Stated task:
Print exactly the lines that run from the line containing "Write a Python" to the line containing "2.5, 2.75, 3.0]", both included, and nothing else; pictures stay out.
------------------------------------
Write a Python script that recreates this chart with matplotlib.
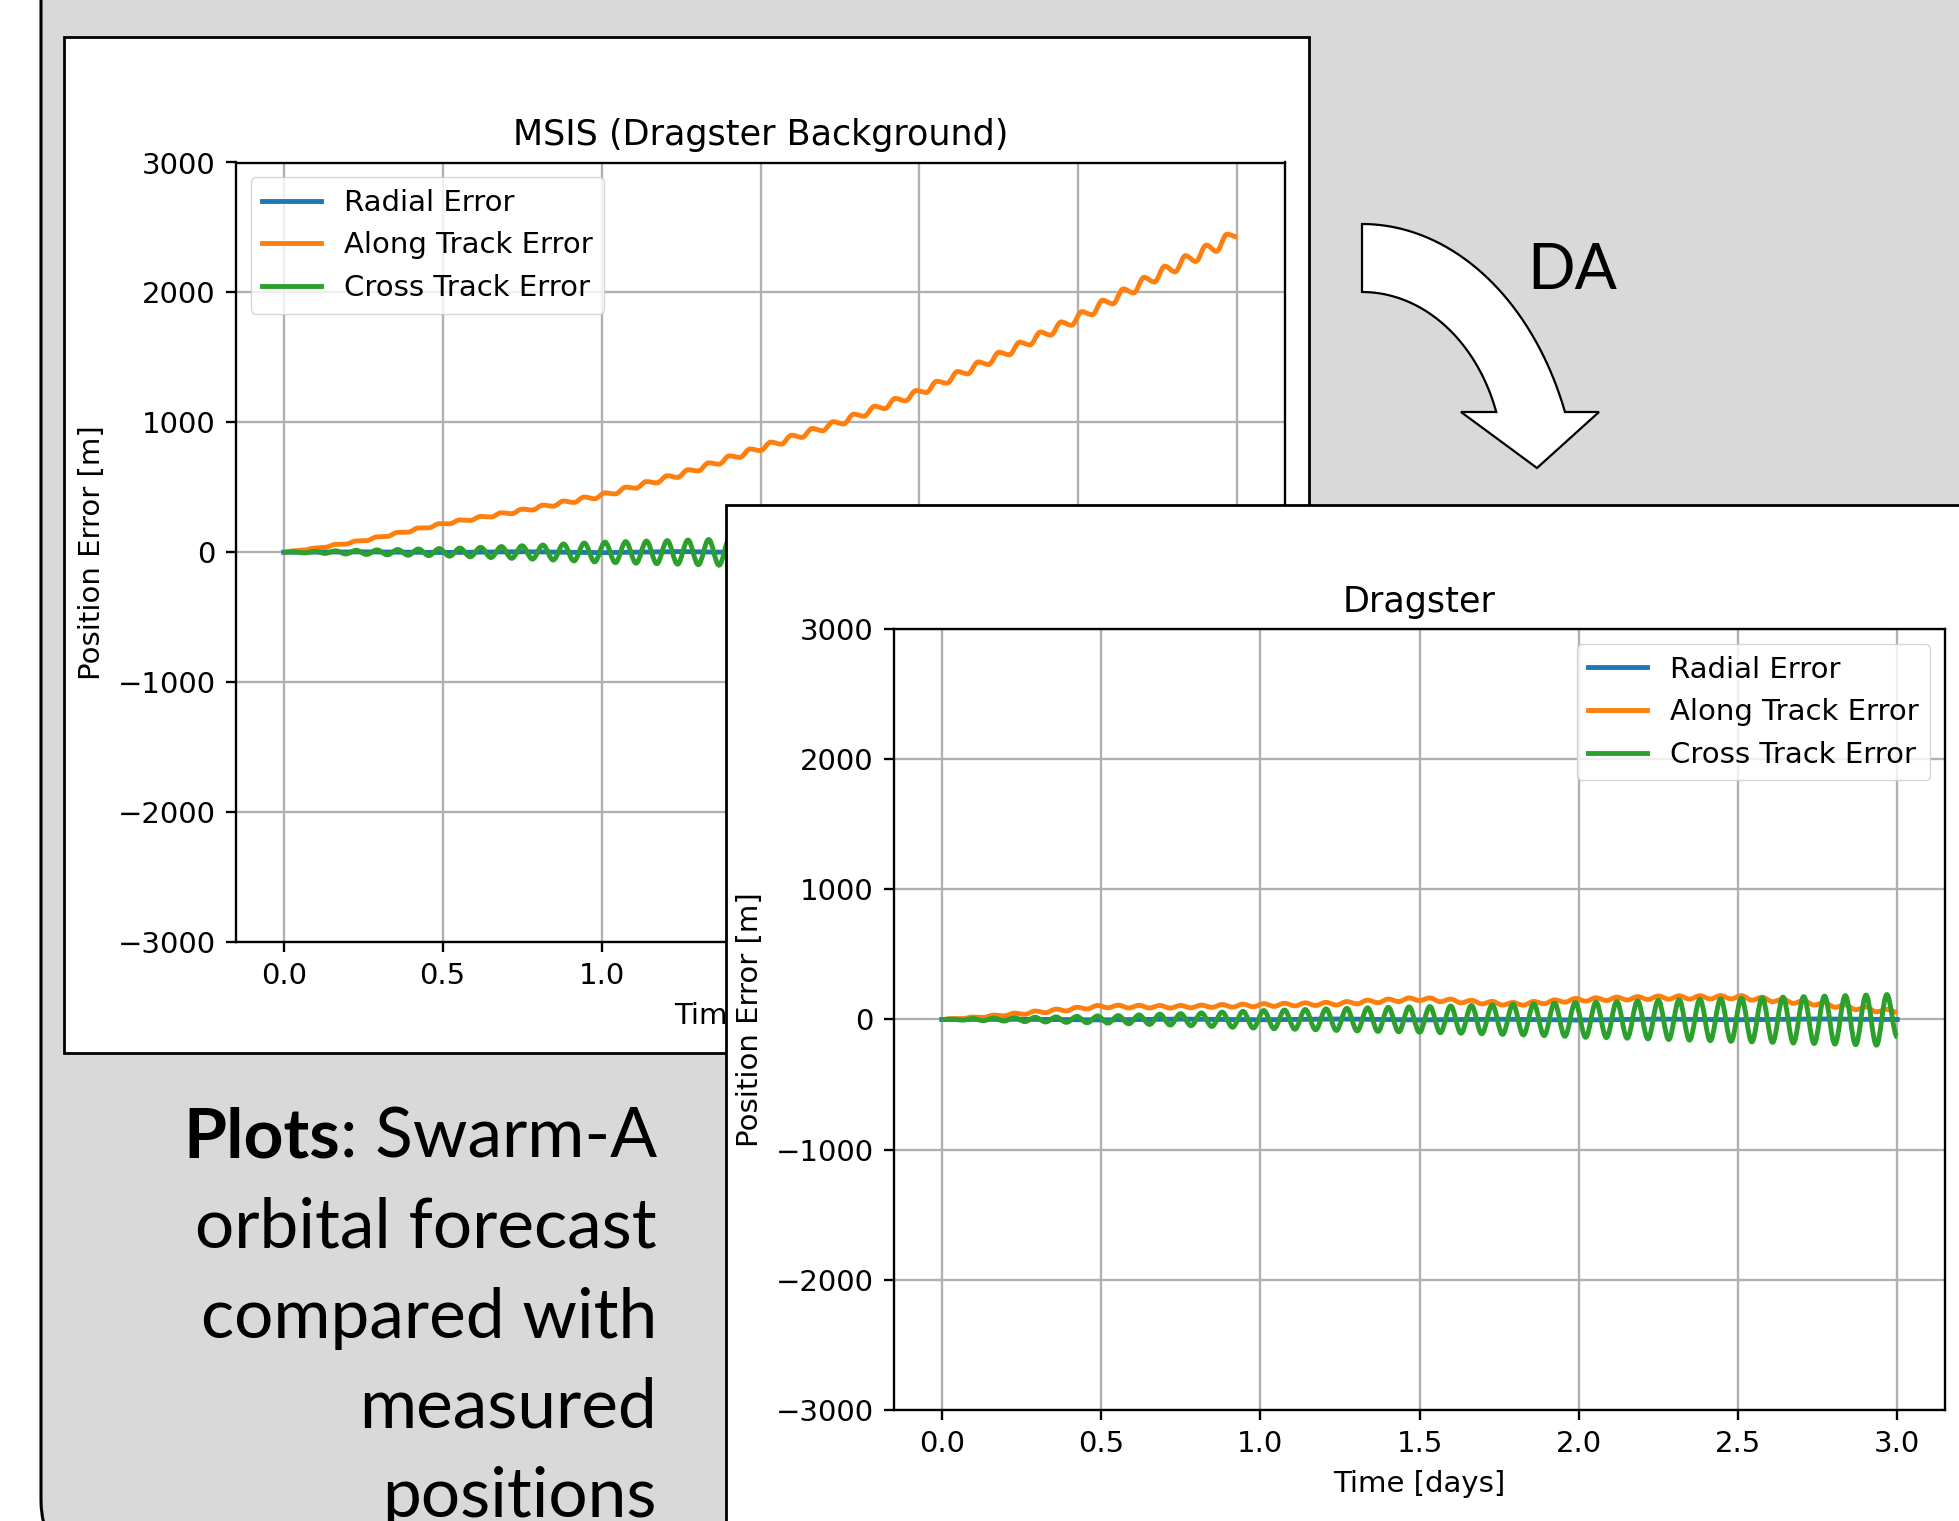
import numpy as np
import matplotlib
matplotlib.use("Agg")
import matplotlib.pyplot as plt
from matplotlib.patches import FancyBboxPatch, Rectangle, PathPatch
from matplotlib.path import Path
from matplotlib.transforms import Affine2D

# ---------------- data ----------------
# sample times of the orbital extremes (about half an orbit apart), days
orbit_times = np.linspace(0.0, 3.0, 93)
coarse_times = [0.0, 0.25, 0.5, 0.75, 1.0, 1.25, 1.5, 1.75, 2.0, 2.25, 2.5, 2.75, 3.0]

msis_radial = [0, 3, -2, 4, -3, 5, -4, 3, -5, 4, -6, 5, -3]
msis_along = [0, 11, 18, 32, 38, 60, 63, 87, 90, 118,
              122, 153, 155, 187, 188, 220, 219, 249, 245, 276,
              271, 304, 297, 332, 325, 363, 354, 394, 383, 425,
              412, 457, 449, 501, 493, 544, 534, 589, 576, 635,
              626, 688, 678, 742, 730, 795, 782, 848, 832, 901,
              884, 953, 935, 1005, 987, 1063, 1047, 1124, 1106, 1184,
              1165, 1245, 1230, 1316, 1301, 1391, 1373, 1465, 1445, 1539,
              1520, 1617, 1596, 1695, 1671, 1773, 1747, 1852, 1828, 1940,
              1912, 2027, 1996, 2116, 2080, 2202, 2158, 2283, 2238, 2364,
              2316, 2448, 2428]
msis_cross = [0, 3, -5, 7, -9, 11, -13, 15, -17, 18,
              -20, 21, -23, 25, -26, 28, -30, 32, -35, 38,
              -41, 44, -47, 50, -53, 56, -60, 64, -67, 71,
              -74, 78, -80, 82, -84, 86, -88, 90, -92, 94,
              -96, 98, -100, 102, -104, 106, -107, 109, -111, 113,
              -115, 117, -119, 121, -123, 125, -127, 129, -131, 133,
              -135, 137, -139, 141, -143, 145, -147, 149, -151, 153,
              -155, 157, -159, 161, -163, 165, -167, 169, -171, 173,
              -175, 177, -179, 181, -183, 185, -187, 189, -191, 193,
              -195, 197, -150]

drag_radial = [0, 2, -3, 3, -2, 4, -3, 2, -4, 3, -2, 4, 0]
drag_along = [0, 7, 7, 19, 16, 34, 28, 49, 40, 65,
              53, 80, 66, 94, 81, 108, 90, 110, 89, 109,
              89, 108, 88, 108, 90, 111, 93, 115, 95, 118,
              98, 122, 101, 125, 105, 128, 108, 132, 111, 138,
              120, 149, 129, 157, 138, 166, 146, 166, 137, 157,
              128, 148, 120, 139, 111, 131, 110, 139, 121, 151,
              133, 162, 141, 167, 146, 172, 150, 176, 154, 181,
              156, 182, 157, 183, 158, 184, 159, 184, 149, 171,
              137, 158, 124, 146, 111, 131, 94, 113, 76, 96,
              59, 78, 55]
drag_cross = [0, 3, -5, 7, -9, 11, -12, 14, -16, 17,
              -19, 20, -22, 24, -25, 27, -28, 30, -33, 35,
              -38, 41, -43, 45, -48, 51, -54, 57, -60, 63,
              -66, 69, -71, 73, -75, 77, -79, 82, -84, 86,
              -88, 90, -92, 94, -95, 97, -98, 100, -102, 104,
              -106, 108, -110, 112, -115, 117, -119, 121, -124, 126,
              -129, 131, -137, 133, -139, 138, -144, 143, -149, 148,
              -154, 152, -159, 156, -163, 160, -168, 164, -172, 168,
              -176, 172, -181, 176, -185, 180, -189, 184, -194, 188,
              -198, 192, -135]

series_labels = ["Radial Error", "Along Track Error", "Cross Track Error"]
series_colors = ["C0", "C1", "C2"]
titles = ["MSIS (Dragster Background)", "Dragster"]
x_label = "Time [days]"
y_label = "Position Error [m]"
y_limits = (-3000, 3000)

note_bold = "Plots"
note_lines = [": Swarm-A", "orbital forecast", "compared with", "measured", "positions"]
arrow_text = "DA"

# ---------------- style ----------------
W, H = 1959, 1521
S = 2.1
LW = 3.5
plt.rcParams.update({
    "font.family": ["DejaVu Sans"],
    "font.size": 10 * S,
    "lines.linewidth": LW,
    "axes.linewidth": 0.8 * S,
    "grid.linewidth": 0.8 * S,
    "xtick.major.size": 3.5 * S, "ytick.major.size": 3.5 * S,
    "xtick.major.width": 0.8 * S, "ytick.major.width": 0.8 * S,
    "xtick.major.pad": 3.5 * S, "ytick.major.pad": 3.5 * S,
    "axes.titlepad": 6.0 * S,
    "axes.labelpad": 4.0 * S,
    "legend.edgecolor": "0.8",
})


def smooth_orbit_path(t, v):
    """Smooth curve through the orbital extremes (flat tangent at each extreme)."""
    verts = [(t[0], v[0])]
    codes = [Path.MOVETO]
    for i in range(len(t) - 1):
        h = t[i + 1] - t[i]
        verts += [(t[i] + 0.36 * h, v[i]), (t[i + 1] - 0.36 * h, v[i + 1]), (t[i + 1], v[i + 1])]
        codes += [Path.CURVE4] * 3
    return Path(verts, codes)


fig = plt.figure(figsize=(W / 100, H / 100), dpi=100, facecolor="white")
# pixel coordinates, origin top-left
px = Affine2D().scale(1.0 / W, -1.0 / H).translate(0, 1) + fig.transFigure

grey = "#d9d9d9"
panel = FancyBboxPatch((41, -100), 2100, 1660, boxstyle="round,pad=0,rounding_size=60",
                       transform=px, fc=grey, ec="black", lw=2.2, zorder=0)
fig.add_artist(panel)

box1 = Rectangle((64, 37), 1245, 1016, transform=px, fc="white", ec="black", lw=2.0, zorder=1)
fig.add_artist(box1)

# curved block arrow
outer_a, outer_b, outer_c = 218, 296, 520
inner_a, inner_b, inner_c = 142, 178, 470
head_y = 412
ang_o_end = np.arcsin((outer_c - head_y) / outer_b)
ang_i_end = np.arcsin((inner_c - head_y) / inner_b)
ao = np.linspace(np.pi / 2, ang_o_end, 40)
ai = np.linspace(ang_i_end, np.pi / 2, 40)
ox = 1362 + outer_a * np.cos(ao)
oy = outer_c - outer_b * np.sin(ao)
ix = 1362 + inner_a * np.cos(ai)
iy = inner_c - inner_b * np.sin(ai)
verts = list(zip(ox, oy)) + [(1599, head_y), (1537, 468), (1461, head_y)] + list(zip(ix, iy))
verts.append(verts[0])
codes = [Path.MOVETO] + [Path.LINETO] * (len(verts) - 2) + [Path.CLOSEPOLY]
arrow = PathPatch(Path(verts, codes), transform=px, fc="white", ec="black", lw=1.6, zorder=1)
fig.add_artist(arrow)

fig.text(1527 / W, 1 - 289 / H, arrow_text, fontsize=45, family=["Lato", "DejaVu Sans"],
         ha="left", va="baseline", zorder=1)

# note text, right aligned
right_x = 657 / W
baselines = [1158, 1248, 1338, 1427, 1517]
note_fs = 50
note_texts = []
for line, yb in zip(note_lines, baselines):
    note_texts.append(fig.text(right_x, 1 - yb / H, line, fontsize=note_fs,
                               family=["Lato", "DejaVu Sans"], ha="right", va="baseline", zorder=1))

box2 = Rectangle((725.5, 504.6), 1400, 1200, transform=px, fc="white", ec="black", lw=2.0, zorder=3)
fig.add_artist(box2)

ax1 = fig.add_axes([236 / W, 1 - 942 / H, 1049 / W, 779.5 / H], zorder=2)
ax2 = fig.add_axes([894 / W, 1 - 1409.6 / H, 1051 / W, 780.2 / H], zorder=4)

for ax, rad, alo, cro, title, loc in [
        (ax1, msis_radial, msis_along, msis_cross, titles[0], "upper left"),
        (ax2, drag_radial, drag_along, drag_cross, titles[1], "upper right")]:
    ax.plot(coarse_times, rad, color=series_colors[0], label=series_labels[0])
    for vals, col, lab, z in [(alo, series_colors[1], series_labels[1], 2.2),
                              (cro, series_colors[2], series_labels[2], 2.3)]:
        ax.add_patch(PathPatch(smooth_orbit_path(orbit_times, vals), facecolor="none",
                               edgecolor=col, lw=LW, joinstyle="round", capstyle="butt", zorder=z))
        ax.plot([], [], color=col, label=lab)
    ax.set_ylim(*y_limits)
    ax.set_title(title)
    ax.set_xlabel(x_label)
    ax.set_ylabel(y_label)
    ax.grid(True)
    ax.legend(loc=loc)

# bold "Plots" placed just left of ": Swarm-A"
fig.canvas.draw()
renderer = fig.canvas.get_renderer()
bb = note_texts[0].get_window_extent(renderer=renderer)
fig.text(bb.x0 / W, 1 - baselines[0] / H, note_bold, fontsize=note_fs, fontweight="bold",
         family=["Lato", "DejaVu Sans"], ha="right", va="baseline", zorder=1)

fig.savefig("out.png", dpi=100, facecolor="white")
------------------------------------
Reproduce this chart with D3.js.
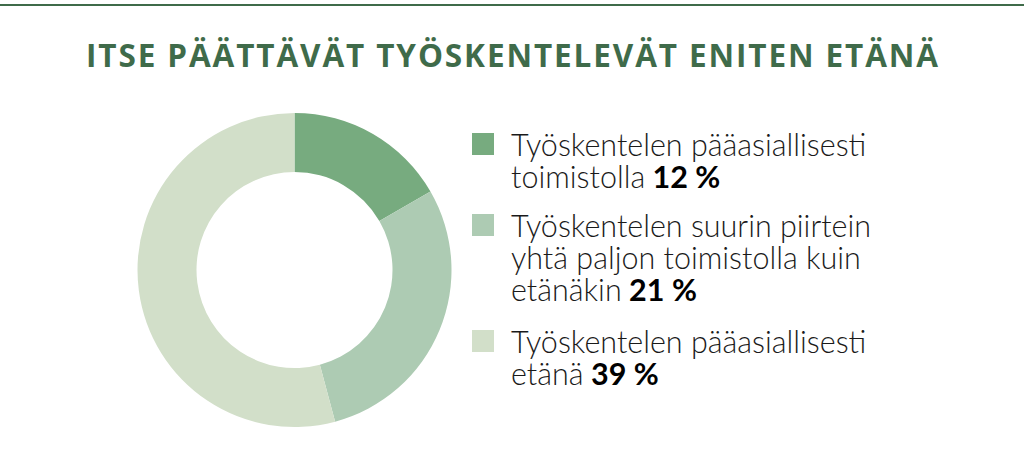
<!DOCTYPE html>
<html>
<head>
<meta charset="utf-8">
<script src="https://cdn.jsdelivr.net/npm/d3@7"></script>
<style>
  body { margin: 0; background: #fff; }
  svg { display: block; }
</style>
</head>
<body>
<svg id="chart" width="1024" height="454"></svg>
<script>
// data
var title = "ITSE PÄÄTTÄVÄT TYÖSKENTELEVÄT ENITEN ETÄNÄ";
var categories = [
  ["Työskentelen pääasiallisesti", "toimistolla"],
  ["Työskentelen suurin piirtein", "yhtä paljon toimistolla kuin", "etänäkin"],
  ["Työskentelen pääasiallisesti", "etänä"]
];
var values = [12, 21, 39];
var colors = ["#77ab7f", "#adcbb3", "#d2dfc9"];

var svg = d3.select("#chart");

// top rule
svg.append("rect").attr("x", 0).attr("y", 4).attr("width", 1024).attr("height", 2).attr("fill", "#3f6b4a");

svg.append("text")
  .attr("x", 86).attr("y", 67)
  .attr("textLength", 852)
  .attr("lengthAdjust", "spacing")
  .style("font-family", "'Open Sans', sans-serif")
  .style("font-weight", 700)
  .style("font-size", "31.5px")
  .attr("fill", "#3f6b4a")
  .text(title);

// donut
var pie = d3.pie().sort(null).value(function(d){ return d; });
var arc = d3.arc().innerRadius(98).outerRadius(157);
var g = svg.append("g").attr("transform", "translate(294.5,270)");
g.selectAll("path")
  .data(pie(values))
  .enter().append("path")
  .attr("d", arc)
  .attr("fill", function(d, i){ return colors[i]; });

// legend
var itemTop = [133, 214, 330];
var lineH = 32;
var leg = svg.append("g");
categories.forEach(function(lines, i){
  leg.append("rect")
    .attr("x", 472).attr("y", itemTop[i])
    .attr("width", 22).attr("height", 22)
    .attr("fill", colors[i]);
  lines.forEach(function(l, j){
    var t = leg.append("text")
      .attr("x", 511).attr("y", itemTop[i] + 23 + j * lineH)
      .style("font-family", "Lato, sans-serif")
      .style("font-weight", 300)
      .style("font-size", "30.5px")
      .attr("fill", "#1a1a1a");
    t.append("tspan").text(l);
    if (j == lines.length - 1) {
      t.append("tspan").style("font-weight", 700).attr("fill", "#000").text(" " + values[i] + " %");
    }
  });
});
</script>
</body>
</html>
------------------------------------
Solution:
Write a Python script that recreates this chart with matplotlib.
import numpy as np
import matplotlib
matplotlib.use("Agg")
import matplotlib.pyplot as plt
from matplotlib.patches import FancyBboxPatch, Rectangle, PathPatch
from matplotlib.path import Path
from matplotlib.transforms import Affine2D

# ---------------- data ----------------
# sample times of the orbital extremes (about half an orbit apart), days
orbit_times = np.linspace(0.0, 3.0, 93)
coarse_times = [0.0, 0.25, 0.5, 0.75, 1.0, 1.25, 1.5, 1.75, 2.0, 2.25, 2.5, 2.75, 3.0]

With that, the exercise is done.